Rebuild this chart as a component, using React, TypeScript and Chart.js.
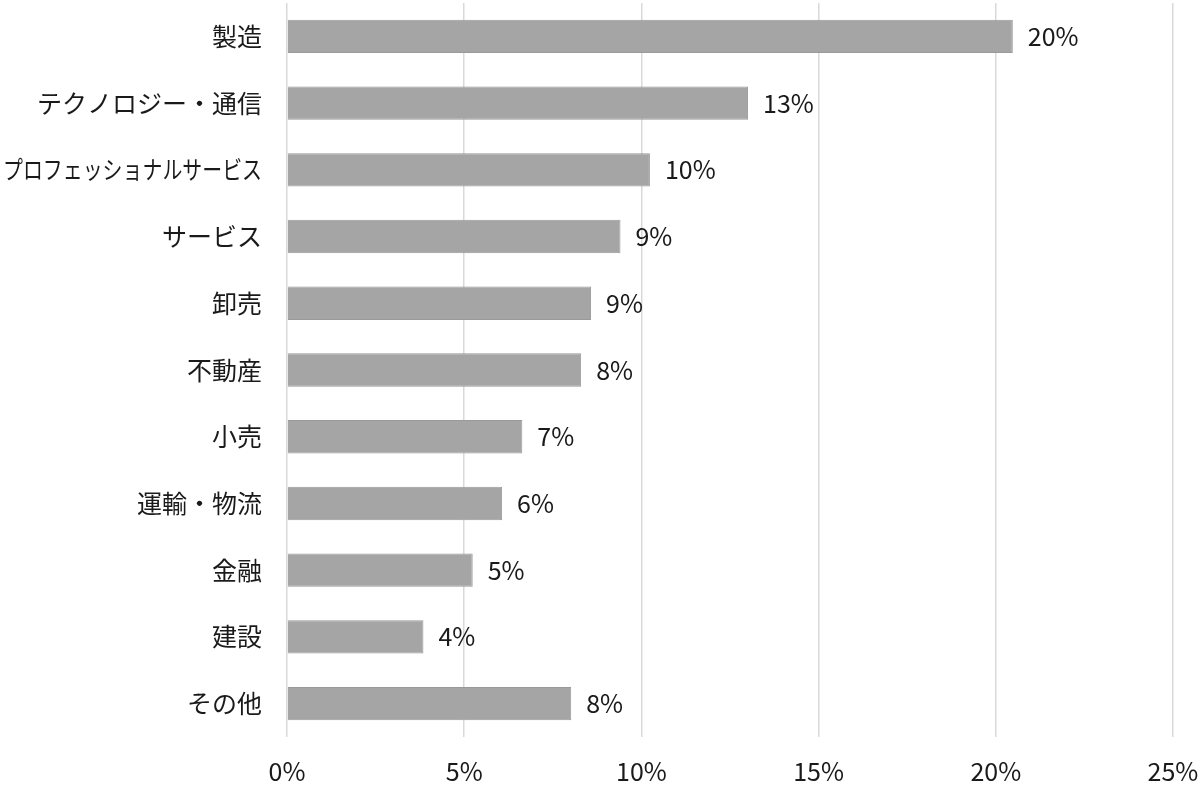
import React, { useEffect, useRef } from 'react';
import { Chart, registerables } from 'chart.js';

Chart.register(...registerables);

// Industry categories (top to bottom)
const categories = [
  '製造',
  'テクノロジー・通信',
  'プロフェッショナルサービス',
  'サービス',
  '卸売',
  '不動産',
  '小売',
  '運輸・物流',
  '金融',
  '建設',
  'その他',
];

// Share in percent
const shares = [20.48, 13.01, 10.24, 9.41, 8.58, 8.3, 6.64, 6.07, 5.24, 3.85, 8.02];

// Labels printed next to the bars
const shareLabels = ['20%', '13%', '10%', '9%', '9%', '8%', '7%', '6%', '5%', '4%', '8%'];

const FONT = '"Noto Sans CJK JP", "Noto Sans", sans-serif';
const TEXT_COLOR = '#1a1a1a';

// Draws the value labels to the right of each bar
const barLabelPlugin = {
  id: 'barLabels',
  afterDatasetsDraw(chart: any) {
    const ctx = chart.ctx;
    const meta = chart.getDatasetMeta(0);
    ctx.save();
    ctx.font = `25px ${FONT}`;
    ctx.fillStyle = TEXT_COLOR;
    ctx.textAlign = 'left';
    ctx.textBaseline = 'middle';
    meta.data.forEach((bar: any, i: number) => {
      ctx.fillText(shareLabels[i], bar.x + 15, bar.y);
    });
    ctx.restore();
  },
};

// Category labels drawn by hand so the long one can be squeezed to fit
const categoryLabelPlugin = {
  id: 'categoryLabels',
  afterDraw(chart: any) {
    const ctx = chart.ctx;
    const yScale = chart.scales.y;
    const right = chart.chartArea.left - 25;
    ctx.save();
    ctx.font = `25px ${FONT}`;
    ctx.fillStyle = TEXT_COLOR;
    ctx.textAlign = 'right';
    ctx.textBaseline = 'middle';
    categories.forEach((label, i) => {
      ctx.fillText(label, right, yScale.getPixelForTick(i), right - 3);
    });
    ctx.restore();
  },
};

// no extra room for half-labels at the ends of the axes
const noEdgePadding = (scale: any) => {
  scale.paddingLeft = 0;
  scale.paddingRight = 0;
  scale.paddingTop = 0;
  scale.paddingBottom = 0;
};

const App: React.FC = () => {
  const chartRef = useRef<HTMLCanvasElement | null>(null);
  const chartInstance = useRef<Chart | null>(null);

  useEffect(() => {
    if (!chartRef.current) return;
    const ctx = chartRef.current.getContext('2d');
    if (!ctx) return;

    chartInstance.current = new Chart(ctx, {
      type: 'bar',
      data: {
        labels: categories,
        datasets: [
          {
            data: shares,
            backgroundColor: '#a5a5a5',
            borderColor: '#999999',
            borderWidth: 1,
            barPercentage: 0.5,
            categoryPercentage: 1,
          },
        ],
      },
      options: {
        indexAxis: 'y',
        responsive: true,
        maintainAspectRatio: false,
        animation: false,
        layout: {
          padding: { top: 3, right: 27, bottom: 0, left: 0 },
        },
        plugins: {
          legend: { display: false },
          tooltip: { enabled: false },
        },
        scales: {
          x: {
            min: 0,
            max: 25,
            ticks: {
              stepSize: 5,
              padding: 19,
              color: TEXT_COLOR,
              font: { family: FONT, size: 25 },
              callback: (value: any) => value + '%',
            },
            grid: {
              color: '#d9d9d9',
              lineWidth: 1.5,
              drawTicks: false,
            },
            border: { display: false },
            afterFit: (scale: any) => {
              scale.height = 50;
              noEdgePadding(scale);
            },
          },
          y: {
            ticks: { display: false },
            grid: { display: false, drawTicks: false },
            border: { display: false },
            afterFit: (scale: any) => {
              scale.width = 287;
              noEdgePadding(scale);
            },
          },
        },
      },
      plugins: [barLabelPlugin, categoryLabelPlugin],
    });

    return () => {
      if (chartInstance.current) {
        chartInstance.current.destroy();
        chartInstance.current = null;
      }
    };
  }, []);

  return (
    <div style={{ position: 'fixed', left: 0, top: 0, width: '1200px', height: '787px', background: '#fff' }}>
      <canvas ref={chartRef} />
    </div>
  );
};

export default App;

• OBJECTIVE
Return the listing above in full and without alteration, excluding its pictures.

• TASK RESPONSE
Rebuild this chart as a component, using React, TypeScript and Chart.js.
import React, { useEffect, useRef } from 'react';
import { Chart, registerables } from 'chart.js';

Chart.register(...registerables);

// Industry categories (top to bottom)
const categories = [
  '製造',
  'テクノロジー・通信',
  'プロフェッショナルサービス',
  'サービス',
  '卸売',
  '不動産',
  '小売',
  '運輸・物流',
  '金融',
  '建設',
  'その他',
];

// Share in percent
const shares = [20.48, 13.01, 10.24, 9.41, 8.58, 8.3, 6.64, 6.07, 5.24, 3.85, 8.02];

// Labels printed next to the bars
const shareLabels = ['20%', '13%', '10%', '9%', '9%', '8%', '7%', '6%', '5%', '4%', '8%'];

const FONT = '"Noto Sans CJK JP", "Noto Sans", sans-serif';
const TEXT_COLOR = '#1a1a1a';

// Draws the value labels to the right of each bar
const barLabelPlugin = {
  id: 'barLabels',
  afterDatasetsDraw(chart: any) {
    const ctx = chart.ctx;
    const meta = chart.getDatasetMeta(0);
    ctx.save();
    ctx.font = `25px ${FONT}`;
    ctx.fillStyle = TEXT_COLOR;
    ctx.textAlign = 'left';
    ctx.textBaseline = 'middle';
    meta.data.forEach((bar: any, i: number) => {
      ctx.fillText(shareLabels[i], bar.x + 15, bar.y);
    });
    ctx.restore();
  },
};

// Category labels drawn by hand so the long one can be squeezed to fit
const categoryLabelPlugin = {
  id: 'categoryLabels',
  afterDraw(chart: any) {
    const ctx = chart.ctx;
    const yScale = chart.scales.y;
    const right = chart.chartArea.left - 25;
    ctx.save();
    ctx.font = `25px ${FONT}`;
    ctx.fillStyle = TEXT_COLOR;
    ctx.textAlign = 'right';
    ctx.textBaseline = 'middle';
    categories.forEach((label, i) => {
      ctx.fillText(label, right, yScale.getPixelForTick(i), right - 3);
    });
    ctx.restore();
  },
};

// no extra room for half-labels at the ends of the axes
const noEdgePadding = (scale: any) => {
  scale.paddingLeft = 0;
  scale.paddingRight = 0;
  scale.paddingTop = 0;
  scale.paddingBottom = 0;
};

const App: React.FC = () => {
  const chartRef = useRef<HTMLCanvasElement | null>(null);
  const chartInstance = useRef<Chart | null>(null);

  useEffect(() => {
    if (!chartRef.current) return;
    const ctx = chartRef.current.getContext('2d');
    if (!ctx) return;

    chartInstance.current = new Chart(ctx, {
      type: 'bar',
      data: {
        labels: categories,
        datasets: [
          {
            data: shares,
            backgroundColor: '#a5a5a5',
            borderColor: '#999999',
            borderWidth: 1,
            barPercentage: 0.5,
            categoryPercentage: 1,
          },
        ],
      },
      options: {
        indexAxis: 'y',
        responsive: true,
        maintainAspectRatio: false,
        animation: false,
        layout: {
          padding: { top: 3, right: 27, bottom: 0, left: 0 },
        },
        plugins: {
          legend: { display: false },
          tooltip: { enabled: false },
        },
        scales: {
          x: {
            min: 0,
            max: 25,
            ticks: {
              stepSize: 5,
              padding: 19,
              color: TEXT_COLOR,
              font: { family: FONT, size: 25 },
              callback: (value: any) => value + '%',
            },
            grid: {
              color: '#d9d9d9',
              lineWidth: 1.5,
              drawTicks: false,
            },
            border: { display: false },
            afterFit: (scale: any) => {
              scale.height = 50;
              noEdgePadding(scale);
            },
          },
          y: {
            ticks: { display: false },
            grid: { display: false, drawTicks: false },
            border: { display: false },
            afterFit: (scale: any) => {
              scale.width = 287;
              noEdgePadding(scale);
            },
          },
        },
      },
      plugins: [barLabelPlugin, categoryLabelPlugin],
    });

    return () => {
      if (chartInstance.current) {
        chartInstance.current.destroy();
        chartInstance.current = null;
      }
    };
  }, []);

  return (
    <div style={{ position: 'fixed', left: 0, top: 0, width: '1200px', height: '787px', background: '#fff' }}>
      <canvas ref={chartRef} />
    </div>
  );
};

export default App;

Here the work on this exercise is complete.